Etiquette énergétique et électroménager : le grand bluff ?

Actualités - 27 juin 2017

Etiquette énergétique et électroménager : le grand bluff ?

Après le dieselgate, un frigogate ? Telle est la question soulevée par nos confrères du Parisien dans plusieurs articles publiés la semaine dernière, suite à une étude rendue publique par le Bureau Européen de l’Environnement le 21 juin dernier.
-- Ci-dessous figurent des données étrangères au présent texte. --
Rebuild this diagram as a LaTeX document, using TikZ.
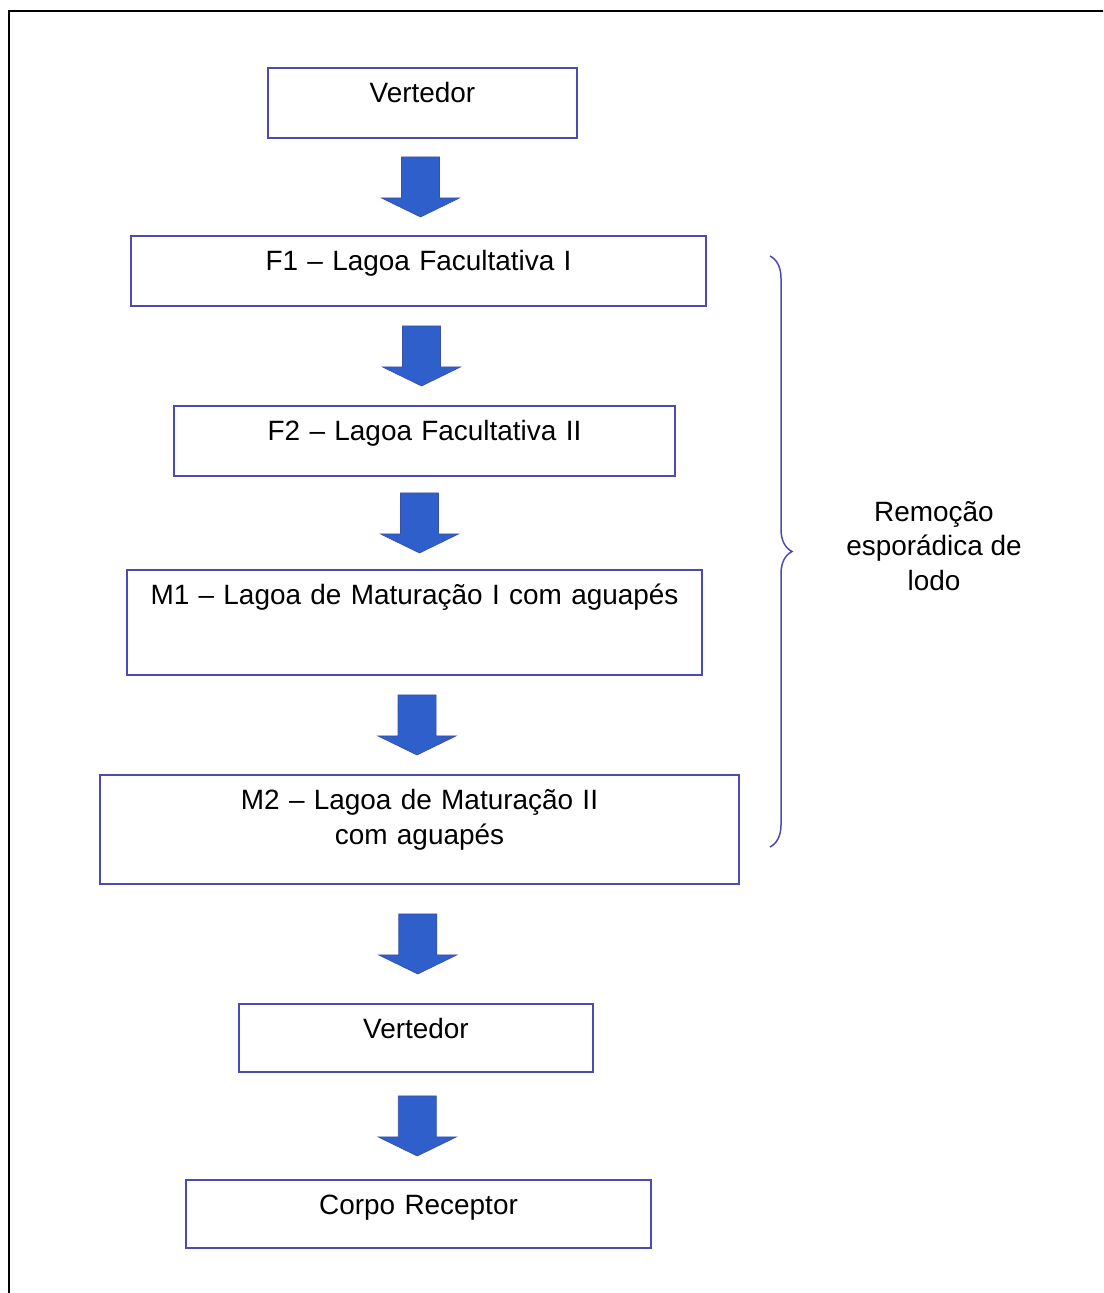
\documentclass[tikz,border=0pt]{standalone}
\usepackage{fontspec}
\setmainfont{Liberation Sans}
\usetikzlibrary{positioning,calc,decorations.pathreplacing}
\definecolor{BoxIndigo}{HTML}{4B4BB0}
\definecolor{ArrowBlue}{HTML}{2F5FCA}
\definecolor{ArrowEdge}{HTML}{3B4FA8}

\begin{document}
\begin{tikzpicture}[x=0.02cm, y=-0.02cm, every node/.style={font=\fontsize{15.9}{19.8}\selectfont},
  tanque/.style 2 args={draw=BoxIndigo, line width=1.1pt, rectangle, inner sep=0pt, anchor=north, text width=#1, align=center, text height=0.7cm, text depth=#2},
  seta/.style={fill=ArrowBlue, draw=ArrowEdge, line width=0.4pt, line join=miter},
  chave/.style={draw=BoxIndigo, line width=0.85pt, decorate, decoration={brace, amplitude=0.44cm}}]
  \useasboundingbox (0,0) rectangle (1103,1293);
  \clip (0,0) rectangle (1103,1293);
  \draw[black, line width=0.04cm] (9,11) rectangle (1130,1320);

  % Lagoas
  \node [tanque={6.18cm}{0.7cm}] (vert1) at (422.5,67) {Vertedor};
  \node [tanque={11.5cm}{0.7cm}] (f1) at (418.5,235) {F1 -- Lagoa Facultativa I};
  \node [tanque={10.02cm}{0.7cm}] (f2) at (424.5,405) {F2 -- Lagoa Facultativa II};
  \node [tanque={11.5cm}{1.4cm}] (m1) at (414.5,569) {M1 -- Lagoa de Maturação I com aguapés};
  \node [tanque={12.78cm}{1.48cm}] (m2) at (419.5,774) {M2 -- Lagoa de Maturação II\\com aguapés};
  \node [tanque={7.08cm}{0.66cm}] (vert2) at (416,1003) {Vertedor};
  \node [tanque={9.3cm}{0.66cm}] (corpo) at (418.5,1179) {Corpo Receptor};

  % Setas
  \foreach \de/\para in {vert1/f1, f1/f2, f2/m1, m1/m2, m2/vert2, vert2/corpo} {
    \coordinate (meio) at ($(\de.south)!0.5!(\para.north)$);
    \filldraw [seta] ($(meio)+(-19,-30)$) -- ($(meio)+(19,-30)$) -- ($(meio)+(19,11)$) -- ($(meio)+(39,11)$)
      -- ($(meio)+(0,30)$) -- ($(meio)+(-39,11)$) -- ($(meio)+(-19,11)$) -- cycle;
  }

  % Chave
  \coordinate (chavetopo) at (770,256);
  \coordinate (chavebase) at (770,847);
  \draw [chave] (chavetopo) -- (chavebase);
  \node [align=center] (remocao) at (934,546) {Remoção\\esporádica de\\lodo};
\end{tikzpicture}
\end{document}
Dans une interview accordée au Parisien, Benoît Hartmann (photo ci-dessus) directeur général du CLER, ONG française membre du Bureau Européen de l'Environnement (BEE) déclare : « Pour certains réfrigérateurs, la consommation peut être 32 % plus élevée, et six sur dix affichaient des volumes plus élevés que celui qui avait servi de base au test d'homologation. » Le BEE, qui fédère 140 ONG de 28 pays différents remet en cause la fiabilité de l’étiquette énergétique des appareils électroménagers suite à des tests réalisés sur 20 produits. Or, cette étiquette, reconnue des consommateurs, est devenue « le deuxième critère de choix après le prix », assure Benoît Hartmann dans cette même interview...

 

Plusieurs études déplorent une surconsommation des appareils. Mais le BEE n’est pas le seul à monter au créneau. Son étude semble corroborer les résultats de tests réalisés en 2015 par le magazine 60 Millions de Consommateurs sur des lave-vaisselle ; ils pointaient déjà du doigt, dans le cadre d’une utilisation du programme normal, « une surconsommation de 19 % pour l’eau et 21 % pour l’électricité ! ». Du côté du BEE, on tire la même conclusion : « Les chiffres annoncés ne sont valables que si vous pressez la fonction Eco. Quand vous activez un autre mode de lavage, la consommation d'énergie peut grimper de 70 %. Il faudrait les tester avec tous les modes et faire la moyenne. Nous ne nions pas que la performance des appareils se soit améliorée, mais aujourd'hui les tests sont pour partie devenus obsolètes. »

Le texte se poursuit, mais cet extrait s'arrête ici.